■ **Recorded information**:
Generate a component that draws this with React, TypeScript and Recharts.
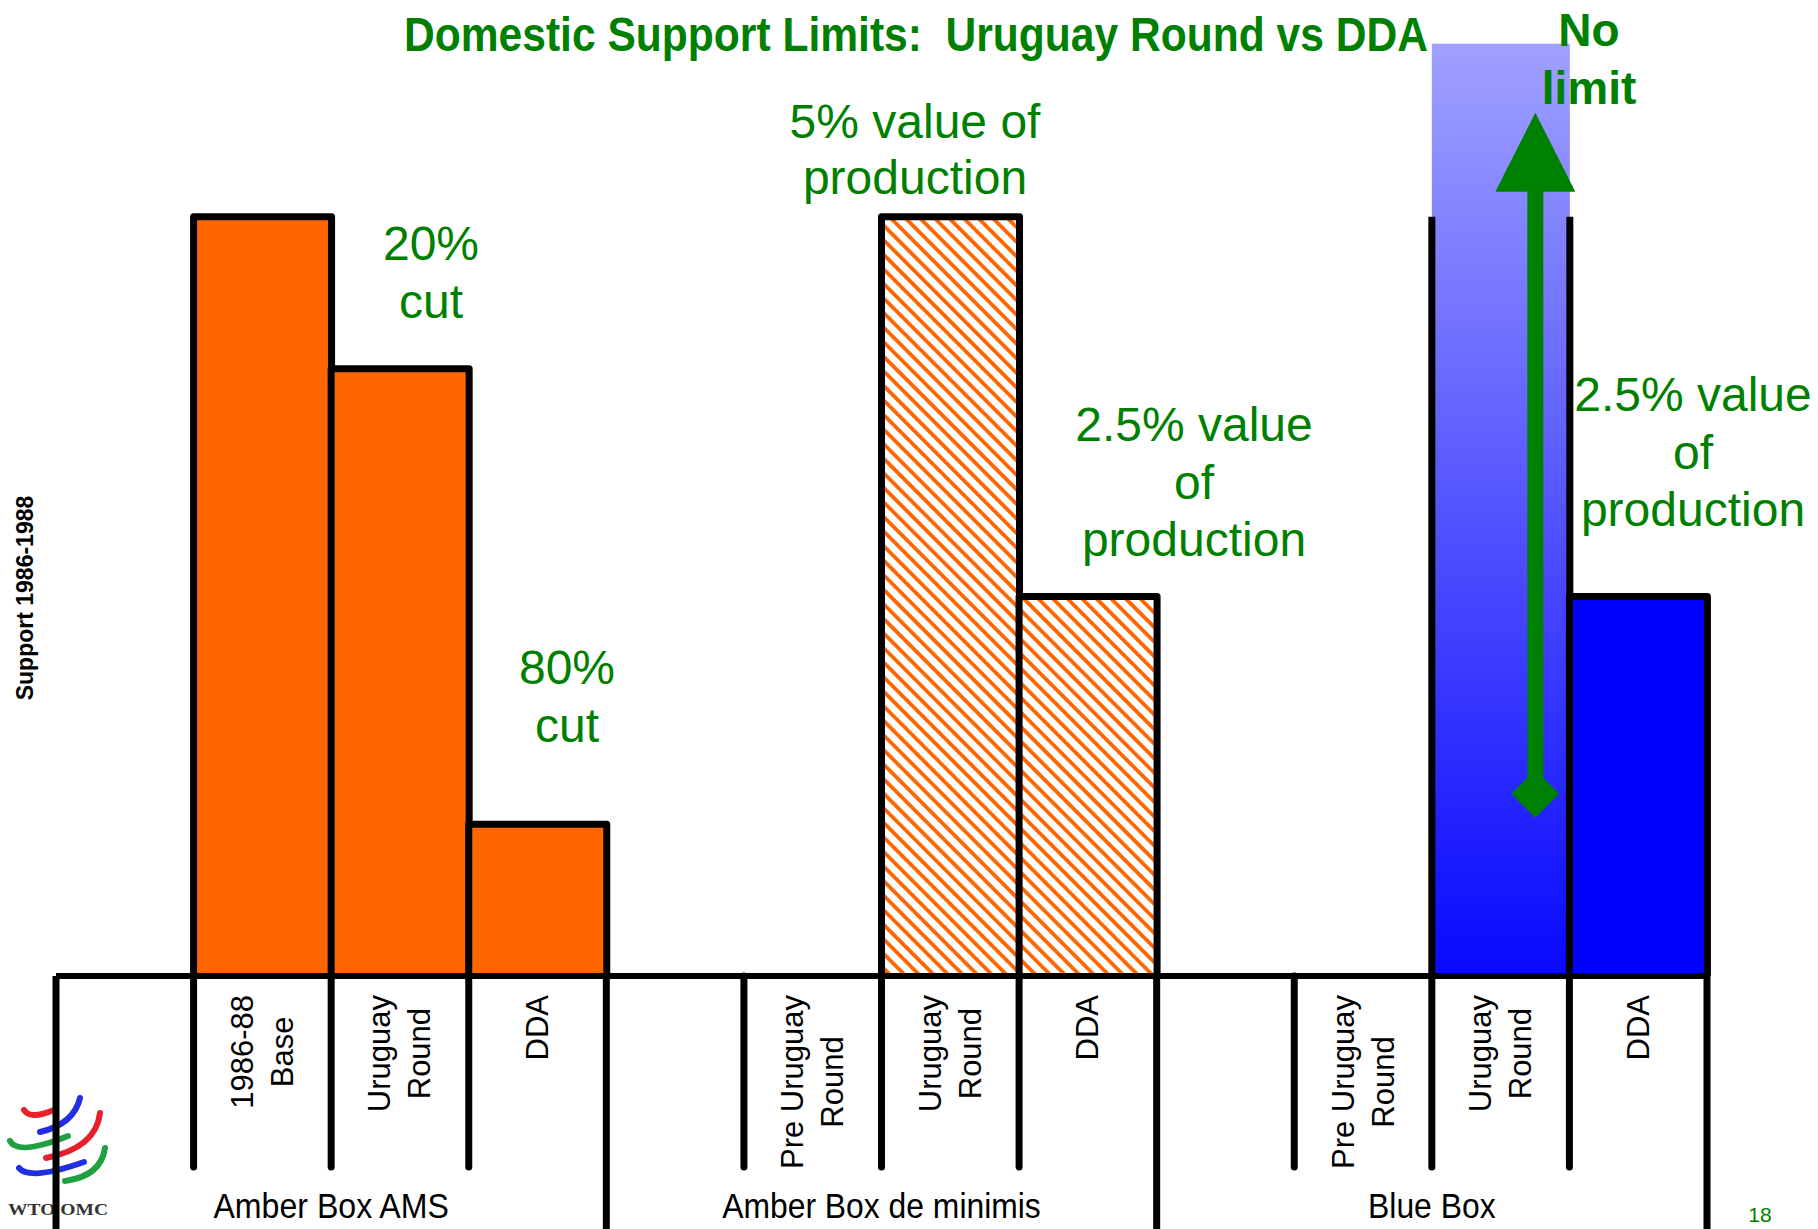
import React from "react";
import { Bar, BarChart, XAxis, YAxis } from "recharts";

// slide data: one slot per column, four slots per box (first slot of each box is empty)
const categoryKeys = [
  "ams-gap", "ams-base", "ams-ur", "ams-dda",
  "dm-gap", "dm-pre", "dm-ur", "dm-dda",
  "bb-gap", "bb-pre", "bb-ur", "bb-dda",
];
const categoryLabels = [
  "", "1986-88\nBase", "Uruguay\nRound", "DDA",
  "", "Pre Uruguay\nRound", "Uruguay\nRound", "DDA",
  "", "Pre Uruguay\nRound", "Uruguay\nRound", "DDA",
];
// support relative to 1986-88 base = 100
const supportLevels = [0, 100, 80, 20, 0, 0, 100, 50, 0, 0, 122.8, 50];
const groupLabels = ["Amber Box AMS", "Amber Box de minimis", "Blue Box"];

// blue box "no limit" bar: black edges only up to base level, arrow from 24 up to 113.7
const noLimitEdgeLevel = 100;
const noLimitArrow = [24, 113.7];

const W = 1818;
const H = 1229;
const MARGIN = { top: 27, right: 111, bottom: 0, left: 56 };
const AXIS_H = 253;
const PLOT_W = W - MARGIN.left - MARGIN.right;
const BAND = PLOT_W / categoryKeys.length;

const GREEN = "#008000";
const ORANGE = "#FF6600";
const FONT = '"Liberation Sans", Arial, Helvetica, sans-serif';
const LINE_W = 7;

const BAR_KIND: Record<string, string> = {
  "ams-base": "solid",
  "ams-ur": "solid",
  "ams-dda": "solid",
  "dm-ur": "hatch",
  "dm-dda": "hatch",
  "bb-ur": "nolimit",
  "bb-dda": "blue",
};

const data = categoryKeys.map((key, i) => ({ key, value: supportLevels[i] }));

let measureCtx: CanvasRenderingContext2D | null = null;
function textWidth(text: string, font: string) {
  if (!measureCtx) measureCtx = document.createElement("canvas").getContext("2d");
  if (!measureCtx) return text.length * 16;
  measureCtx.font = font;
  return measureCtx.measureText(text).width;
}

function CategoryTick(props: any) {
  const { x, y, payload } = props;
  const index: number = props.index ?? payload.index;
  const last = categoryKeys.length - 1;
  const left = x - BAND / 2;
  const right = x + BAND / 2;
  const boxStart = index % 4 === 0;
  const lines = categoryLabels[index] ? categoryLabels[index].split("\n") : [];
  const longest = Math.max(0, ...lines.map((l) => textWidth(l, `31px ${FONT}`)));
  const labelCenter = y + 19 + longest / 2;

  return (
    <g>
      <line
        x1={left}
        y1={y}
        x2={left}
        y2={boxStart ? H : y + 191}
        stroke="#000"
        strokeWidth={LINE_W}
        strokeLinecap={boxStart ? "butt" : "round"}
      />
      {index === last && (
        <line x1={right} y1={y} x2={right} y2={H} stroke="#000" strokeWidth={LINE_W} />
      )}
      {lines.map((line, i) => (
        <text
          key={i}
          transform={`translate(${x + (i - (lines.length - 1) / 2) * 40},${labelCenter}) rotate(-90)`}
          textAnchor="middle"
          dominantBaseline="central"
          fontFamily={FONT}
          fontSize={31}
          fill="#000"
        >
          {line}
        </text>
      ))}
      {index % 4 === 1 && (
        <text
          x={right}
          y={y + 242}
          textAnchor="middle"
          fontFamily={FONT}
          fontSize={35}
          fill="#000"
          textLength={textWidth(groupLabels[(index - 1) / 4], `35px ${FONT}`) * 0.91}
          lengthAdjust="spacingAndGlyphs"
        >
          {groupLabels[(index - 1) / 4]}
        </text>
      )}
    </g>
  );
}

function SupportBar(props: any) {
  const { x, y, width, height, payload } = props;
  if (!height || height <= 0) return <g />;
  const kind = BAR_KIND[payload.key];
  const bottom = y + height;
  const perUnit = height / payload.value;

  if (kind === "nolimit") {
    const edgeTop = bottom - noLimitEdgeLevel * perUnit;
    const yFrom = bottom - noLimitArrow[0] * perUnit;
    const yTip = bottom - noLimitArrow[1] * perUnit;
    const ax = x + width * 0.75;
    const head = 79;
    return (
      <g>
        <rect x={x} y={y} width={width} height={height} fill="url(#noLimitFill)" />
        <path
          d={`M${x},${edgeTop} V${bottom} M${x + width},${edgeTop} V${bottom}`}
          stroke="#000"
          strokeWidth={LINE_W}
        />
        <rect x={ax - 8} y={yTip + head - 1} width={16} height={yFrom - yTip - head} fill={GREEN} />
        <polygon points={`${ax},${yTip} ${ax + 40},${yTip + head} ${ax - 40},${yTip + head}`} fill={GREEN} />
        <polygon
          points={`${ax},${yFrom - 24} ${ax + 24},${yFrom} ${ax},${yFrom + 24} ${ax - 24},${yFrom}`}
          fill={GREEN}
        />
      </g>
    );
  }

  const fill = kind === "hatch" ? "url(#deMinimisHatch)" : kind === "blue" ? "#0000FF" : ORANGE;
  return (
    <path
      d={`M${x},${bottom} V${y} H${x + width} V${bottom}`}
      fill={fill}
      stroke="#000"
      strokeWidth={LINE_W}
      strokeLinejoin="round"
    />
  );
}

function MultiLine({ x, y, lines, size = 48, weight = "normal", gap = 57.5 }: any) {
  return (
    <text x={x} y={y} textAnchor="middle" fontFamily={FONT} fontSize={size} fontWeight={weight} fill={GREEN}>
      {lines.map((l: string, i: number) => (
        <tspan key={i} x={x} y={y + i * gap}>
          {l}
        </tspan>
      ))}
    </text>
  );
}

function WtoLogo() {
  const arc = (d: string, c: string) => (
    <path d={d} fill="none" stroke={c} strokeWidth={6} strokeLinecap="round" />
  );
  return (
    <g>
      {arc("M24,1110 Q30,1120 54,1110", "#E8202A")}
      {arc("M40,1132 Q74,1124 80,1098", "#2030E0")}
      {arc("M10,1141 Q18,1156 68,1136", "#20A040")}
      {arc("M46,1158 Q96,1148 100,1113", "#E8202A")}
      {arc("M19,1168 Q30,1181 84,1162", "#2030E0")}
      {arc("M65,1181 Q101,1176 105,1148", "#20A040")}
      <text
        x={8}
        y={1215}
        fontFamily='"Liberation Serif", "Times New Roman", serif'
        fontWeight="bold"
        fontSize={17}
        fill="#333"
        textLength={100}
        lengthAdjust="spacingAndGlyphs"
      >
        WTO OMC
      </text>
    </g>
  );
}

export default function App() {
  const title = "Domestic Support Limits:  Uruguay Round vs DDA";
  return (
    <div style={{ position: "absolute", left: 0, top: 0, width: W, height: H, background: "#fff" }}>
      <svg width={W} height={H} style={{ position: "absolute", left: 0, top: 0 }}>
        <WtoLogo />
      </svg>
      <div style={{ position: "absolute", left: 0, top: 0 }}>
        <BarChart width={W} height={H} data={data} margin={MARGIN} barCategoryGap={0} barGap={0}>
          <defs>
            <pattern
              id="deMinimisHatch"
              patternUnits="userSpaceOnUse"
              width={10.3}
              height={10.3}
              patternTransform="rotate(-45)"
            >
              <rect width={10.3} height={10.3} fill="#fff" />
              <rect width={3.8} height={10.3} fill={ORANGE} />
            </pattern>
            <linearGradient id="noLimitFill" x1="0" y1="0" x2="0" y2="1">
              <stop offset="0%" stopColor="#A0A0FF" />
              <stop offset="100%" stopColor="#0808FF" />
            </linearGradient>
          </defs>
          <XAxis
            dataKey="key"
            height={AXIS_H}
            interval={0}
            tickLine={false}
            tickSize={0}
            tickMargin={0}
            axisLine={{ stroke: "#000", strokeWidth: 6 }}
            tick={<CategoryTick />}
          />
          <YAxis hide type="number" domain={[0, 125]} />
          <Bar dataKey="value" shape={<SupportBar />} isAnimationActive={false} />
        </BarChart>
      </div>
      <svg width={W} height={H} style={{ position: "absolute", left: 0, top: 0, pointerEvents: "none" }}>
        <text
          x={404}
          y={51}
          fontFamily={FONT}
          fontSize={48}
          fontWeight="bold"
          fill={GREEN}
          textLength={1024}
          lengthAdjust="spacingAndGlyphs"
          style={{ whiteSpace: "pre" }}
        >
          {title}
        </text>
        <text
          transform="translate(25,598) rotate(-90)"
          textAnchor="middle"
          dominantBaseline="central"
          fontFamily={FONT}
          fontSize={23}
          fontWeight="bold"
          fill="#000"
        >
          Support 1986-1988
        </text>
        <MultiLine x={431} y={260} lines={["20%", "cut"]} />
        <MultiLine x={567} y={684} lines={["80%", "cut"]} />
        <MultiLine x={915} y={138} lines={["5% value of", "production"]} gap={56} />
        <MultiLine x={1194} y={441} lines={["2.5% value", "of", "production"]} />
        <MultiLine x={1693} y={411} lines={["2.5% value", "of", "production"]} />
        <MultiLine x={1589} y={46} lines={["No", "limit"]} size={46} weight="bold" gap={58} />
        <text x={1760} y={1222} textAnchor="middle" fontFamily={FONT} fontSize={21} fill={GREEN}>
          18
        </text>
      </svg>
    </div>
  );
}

■ **Your task**:
Would you reproduce the lines above, from the very first through the line containing "const noLimitArrow = [24, 113.7];", exactly and without the pictures?

■ **Exercise result**:
Generate a component that draws this with React, TypeScript and Recharts.
import React from "react";
import { Bar, BarChart, XAxis, YAxis } from "recharts";

// slide data: one slot per column, four slots per box (first slot of each box is empty)
const categoryKeys = [
  "ams-gap", "ams-base", "ams-ur", "ams-dda",
  "dm-gap", "dm-pre", "dm-ur", "dm-dda",
  "bb-gap", "bb-pre", "bb-ur", "bb-dda",
];
const categoryLabels = [
  "", "1986-88\nBase", "Uruguay\nRound", "DDA",
  "", "Pre Uruguay\nRound", "Uruguay\nRound", "DDA",
  "", "Pre Uruguay\nRound", "Uruguay\nRound", "DDA",
];
// support relative to 1986-88 base = 100
const supportLevels = [0, 100, 80, 20, 0, 0, 100, 50, 0, 0, 122.8, 50];
const groupLabels = ["Amber Box AMS", "Amber Box de minimis", "Blue Box"];

// blue box "no limit" bar: black edges only up to base level, arrow from 24 up to 113.7
const noLimitEdgeLevel = 100;
const noLimitArrow = [24, 113.7];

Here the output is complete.